Skip the pictures and repeat each line of the data exactly.

::::::

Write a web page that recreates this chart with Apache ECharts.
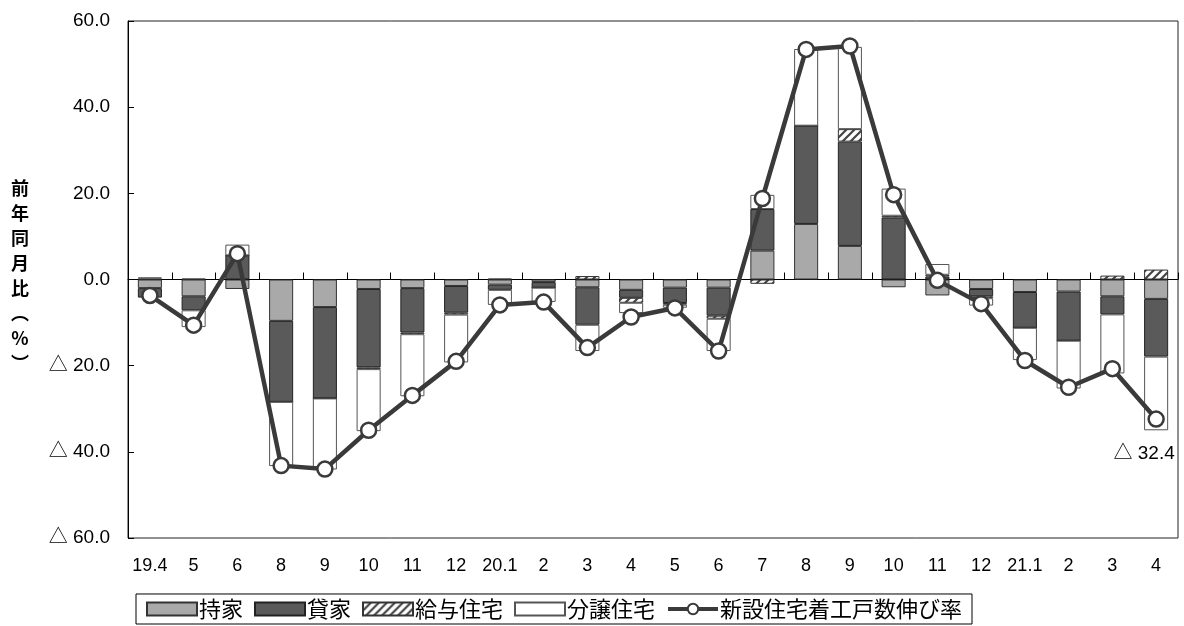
<!DOCTYPE html>
<html>
<head>
<meta charset="utf-8">
<script src="https://cdn.jsdelivr.net/npm/echarts@6/dist/echarts.min.js"></script>
<style>
html,body{margin:0;padding:0;background:#fff;}
#c{width:1184px;height:626px;}
</style>
</head>
<body>
<div id="c"></div>
<script>
var categories = ['19.4','5','6','8','9','10','11','12','20.1','2','3','4','5','6','7','8','9','10','11','12','21.1','2','3','4'];
var mochiie = [-2.0,-3.9,-2.2,-9.6,-6.4,-2.2,-2.0,-1.5,-1.2,-0.6,-1.8,-2.4,-1.9,-1.9,6.7,12.9,7.8,-1.8,-3.7,-2.2,-2.9,-2.8,-3.9,-4.5];
var kashiya = [-2.2,-3.25,5.6,-18.8,-21.2,-18.2,-10.3,-6.2,-1.2,-1.3,-8.7,-1.85,-3.55,-6.5,9.65,22.8,24.2,14.4,0.7,-1.7,-8.3,-11.4,-4.2,-13.4];
var kyuyo = [0.2,0.2,0,0,0,-0.4,-0.4,-0.45,0.2,0,0.8,-1.15,-0.4,-0.7,-1.0,0,2.9,0.4,0.4,-0.45,0,0,0.9,2.3];
var bunjo = [0.3,-3.9,2.5,-14.9,-16.5,-14.4,-14.4,-11.1,-3.5,-3.3,-6.1,-2.4,-0.7,-7.5,3.3,17.8,19.1,6.3,2.5,-1.7,-7.5,-11.1,-13.7,-17.1];
var total = [-3.7,-10.6,6.0,-43.2,-44.0,-35.0,-26.9,-19.0,-5.9,-5.25,-15.8,-8.7,-6.6,-16.6,18.8,53.4,54.2,19.7,-0.2,-5.6,-18.8,-25.0,-20.7,-32.4];
var yTicks = {min:-60, max:60, interval:20};

var FONT = "'Liberation Sans','Noto Sans CJK JP',sans-serif";
var JFONT = "'Noto Sans CJK JP','Liberation Sans',sans-serif";

// hatch pattern
var pc = document.createElement('canvas');
pc.width = 8; pc.height = 8;
var g = pc.getContext('2d');
g.fillStyle = '#fff'; g.fillRect(0,0,8,8);
g.strokeStyle = '#444'; g.lineWidth = 2.2;
g.beginPath();
g.moveTo(0,8); g.lineTo(8,0);
g.moveTo(-4,4); g.lineTo(4,-4);
g.moveTo(4,12); g.lineTo(12,4);
g.stroke();

function fmtY(v){ return v < 0 ? '△ ' + (-v).toFixed(1) : v.toFixed(1); }

var lineData = total.map(function(v,i){
  if (i === total.length-1) {
    return {value:v, label:{show:true, position:'bottom', distance:16, offset:[-12,0],
      formatter:function(p){return fmtY(p.value);}, fontSize:19, color:'#000', fontFamily:FONT}};
  }
  return v;
});

var barCommon = {type:'bar', stack:'s', barWidth:'55%', xAxisIndex:0};
var chart = echarts.init(document.getElementById('c'));
chart.setOption({
  animation:false,
  backgroundColor:'#fff',
  grid:{left:128, right:6, top:21, bottom:88, show:true, borderColor:'#222', borderWidth:1, backgroundColor:'transparent'},
  graphic:[{type:'text', left:11, top:176, style:{text:'前\n年\n同\n月\n比\n︵\n%\n︶', font:'bold 18px '+JFONT, lineHeight:25, fill:'#000', textAlign:'center'}}],
  legend:{
    left:136, bottom:2, borderColor:'#000', borderWidth:1, padding:[4,10,4,10],
    itemWidth:50, itemHeight:13, itemGap:11,
    lineStyle:{width:4},
    textStyle:{fontSize:22, fontFamily:JFONT, color:'#000', padding:[0,0,0,-3]},
    data:[{name:'持家', icon:'rect'},{name:'貸家', icon:'rect'},{name:'給与住宅', icon:'rect'},{name:'分譲住宅', icon:'rect'},'新設住宅着工戸数伸び率']
  },
  xAxis:[
    {type:'category', data:categories, position:'bottom',
     axisLine:{onZero:true, lineStyle:{color:'#000', width:1}},
     axisTick:{show:true, inside:true, length:7, interval:0, lineStyle:{color:'#000'}},
     axisLabel:{show:false}},
    {type:'category', data:categories, position:'bottom', gridIndex:0,
     axisLine:{show:false, onZero:false}, axisTick:{show:false},
     axisLabel:{show:true, interval:0, fontSize:18, color:'#000', fontFamily:FONT, margin:19}}
  ],
  yAxis:{type:'value', min:yTicks.min, max:yTicks.max, interval:yTicks.interval,
    axisLine:{show:true, lineStyle:{color:'#000'}},
    axisTick:{show:true, inside:true, length:6, lineStyle:{color:'#000'}},
    splitLine:{show:false},
    axisLabel:{formatter:fmtY, fontSize:19, color:'#000', fontFamily:FONT, margin:18}},
  series:[
    Object.assign({name:'持家', data:mochiie, itemStyle:{color:'#a9a9a9', borderColor:'#333', borderWidth:1}}, barCommon),
    Object.assign({name:'貸家', data:kashiya, itemStyle:{color:'#5a5a5a', borderColor:'#222', borderWidth:1}}, barCommon),
    Object.assign({name:'給与住宅', data:kyuyo, itemStyle:{color:{image:pc, repeat:'repeat'}, borderColor:'#333', borderWidth:1}}, barCommon),
    Object.assign({name:'分譲住宅', data:bunjo, itemStyle:{color:'#fff', borderColor:'#555', borderWidth:1}}, barCommon),
    {name:'新設住宅着工戸数伸び率', type:'line', data:lineData, xAxisIndex:0, z:10,
     symbol:'circle', symbolSize:15,
     lineStyle:{color:'#3a3a3a', width:4.5},
     itemStyle:{color:'#fff', borderColor:'#3a3a3a', borderWidth:2.5}}
  ]
});
</script>
</body>
</html>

::::::

* **Final result**
Write a web page that recreates this chart with Apache ECharts.
<!DOCTYPE html>
<html>
<head>
<meta charset="utf-8">
<script src="https://cdn.jsdelivr.net/npm/echarts@6/dist/echarts.min.js"></script>
<style>
html,body{margin:0;padding:0;background:#fff;}
#c{width:1184px;height:626px;}
</style>
</head>
<body>
<div id="c"></div>
<script>
var categories = ['19.4','5','6','8','9','10','11','12','20.1','2','3','4','5','6','7','8','9','10','11','12','21.1','2','3','4'];
var mochiie = [-2.0,-3.9,-2.2,-9.6,-6.4,-2.2,-2.0,-1.5,-1.2,-0.6,-1.8,-2.4,-1.9,-1.9,6.7,12.9,7.8,-1.8,-3.7,-2.2,-2.9,-2.8,-3.9,-4.5];
var kashiya = [-2.2,-3.25,5.6,-18.8,-21.2,-18.2,-10.3,-6.2,-1.2,-1.3,-8.7,-1.85,-3.55,-6.5,9.65,22.8,24.2,14.4,0.7,-1.7,-8.3,-11.4,-4.2,-13.4];
var kyuyo = [0.2,0.2,0,0,0,-0.4,-0.4,-0.45,0.2,0,0.8,-1.15,-0.4,-0.7,-1.0,0,2.9,0.4,0.4,-0.45,0,0,0.9,2.3];
var bunjo = [0.3,-3.9,2.5,-14.9,-16.5,-14.4,-14.4,-11.1,-3.5,-3.3,-6.1,-2.4,-0.7,-7.5,3.3,17.8,19.1,6.3,2.5,-1.7,-7.5,-11.1,-13.7,-17.1];
var total = [-3.7,-10.6,6.0,-43.2,-44.0,-35.0,-26.9,-19.0,-5.9,-5.25,-15.8,-8.7,-6.6,-16.6,18.8,53.4,54.2,19.7,-0.2,-5.6,-18.8,-25.0,-20.7,-32.4];
var yTicks = {min:-60, max:60, interval:20};

var FONT = "'Liberation Sans','Noto Sans CJK JP',sans-serif";
var JFONT = "'Noto Sans CJK JP','Liberation Sans',sans-serif";

// hatch pattern
var pc = document.createElement('canvas');
pc.width = 8; pc.height = 8;
var g = pc.getContext('2d');
g.fillStyle = '#fff'; g.fillRect(0,0,8,8);
g.strokeStyle = '#444'; g.lineWidth = 2.2;
g.beginPath();
g.moveTo(0,8); g.lineTo(8,0);
g.moveTo(-4,4); g.lineTo(4,-4);
g.moveTo(4,12); g.lineTo(12,4);
g.stroke();

function fmtY(v){ return v < 0 ? '△ ' + (-v).toFixed(1) : v.toFixed(1); }

var lineData = total.map(function(v,i){
  if (i === total.length-1) {
    return {value:v, label:{show:true, position:'bottom', distance:16, offset:[-12,0],
      formatter:function(p){return fmtY(p.value);}, fontSize:19, color:'#000', fontFamily:FONT}};
  }
  return v;
});

var barCommon = {type:'bar', stack:'s', barWidth:'55%', xAxisIndex:0};
var chart = echarts.init(document.getElementById('c'));
chart.setOption({
  animation:false,
  backgroundColor:'#fff',
  grid:{left:128, right:6, top:21, bottom:88, show:true, borderColor:'#222', borderWidth:1, backgroundColor:'transparent'},
  graphic:[{type:'text', left:11, top:176, style:{text:'前\n年\n同\n月\n比\n︵\n%\n︶', font:'bold 18px '+JFONT, lineHeight:25, fill:'#000', textAlign:'center'}}],
  legend:{
    left:136, bottom:2, borderColor:'#000', borderWidth:1, padding:[4,10,4,10],
    itemWidth:50, itemHeight:13, itemGap:11,
    lineStyle:{width:4},
    textStyle:{fontSize:22, fontFamily:JFONT, color:'#000', padding:[0,0,0,-3]},
    data:[{name:'持家', icon:'rect'},{name:'貸家', icon:'rect'},{name:'給与住宅', icon:'rect'},{name:'分譲住宅', icon:'rect'},'新設住宅着工戸数伸び率']
  },
  xAxis:[
    {type:'category', data:categories, position:'bottom',
     axisLine:{onZero:true, lineStyle:{color:'#000', width:1}},
     axisTick:{show:true, inside:true, length:7, interval:0, lineStyle:{color:'#000'}},
     axisLabel:{show:false}},
    {type:'category', data:categories, position:'bottom', gridIndex:0,
     axisLine:{show:false, onZero:false}, axisTick:{show:false},
     axisLabel:{show:true, interval:0, fontSize:18, color:'#000', fontFamily:FONT, margin:19}}
  ],
  yAxis:{type:'value', min:yTicks.min, max:yTicks.max, interval:yTicks.interval,
    axisLine:{show:true, lineStyle:{color:'#000'}},
    axisTick:{show:true, inside:true, length:6, lineStyle:{color:'#000'}},
    splitLine:{show:false},
    axisLabel:{formatter:fmtY, fontSize:19, color:'#000', fontFamily:FONT, margin:18}},
  series:[
    Object.assign({name:'持家', data:mochiie, itemStyle:{color:'#a9a9a9', borderColor:'#333', borderWidth:1}}, barCommon),
    Object.assign({name:'貸家', data:kashiya, itemStyle:{color:'#5a5a5a', borderColor:'#222', borderWidth:1}}, barCommon),
    Object.assign({name:'給与住宅', data:kyuyo, itemStyle:{color:{image:pc, repeat:'repeat'}, borderColor:'#333', borderWidth:1}}, barCommon),
    Object.assign({name:'分譲住宅', data:bunjo, itemStyle:{color:'#fff', borderColor:'#555', borderWidth:1}}, barCommon),
    {name:'新設住宅着工戸数伸び率', type:'line', data:lineData, xAxisIndex:0, z:10,
     symbol:'circle', symbolSize:15,
     lineStyle:{color:'#3a3a3a', width:4.5},
     itemStyle:{color:'#fff', borderColor:'#3a3a3a', borderWidth:2.5}}
  ]
});
</script>
</body>
</html>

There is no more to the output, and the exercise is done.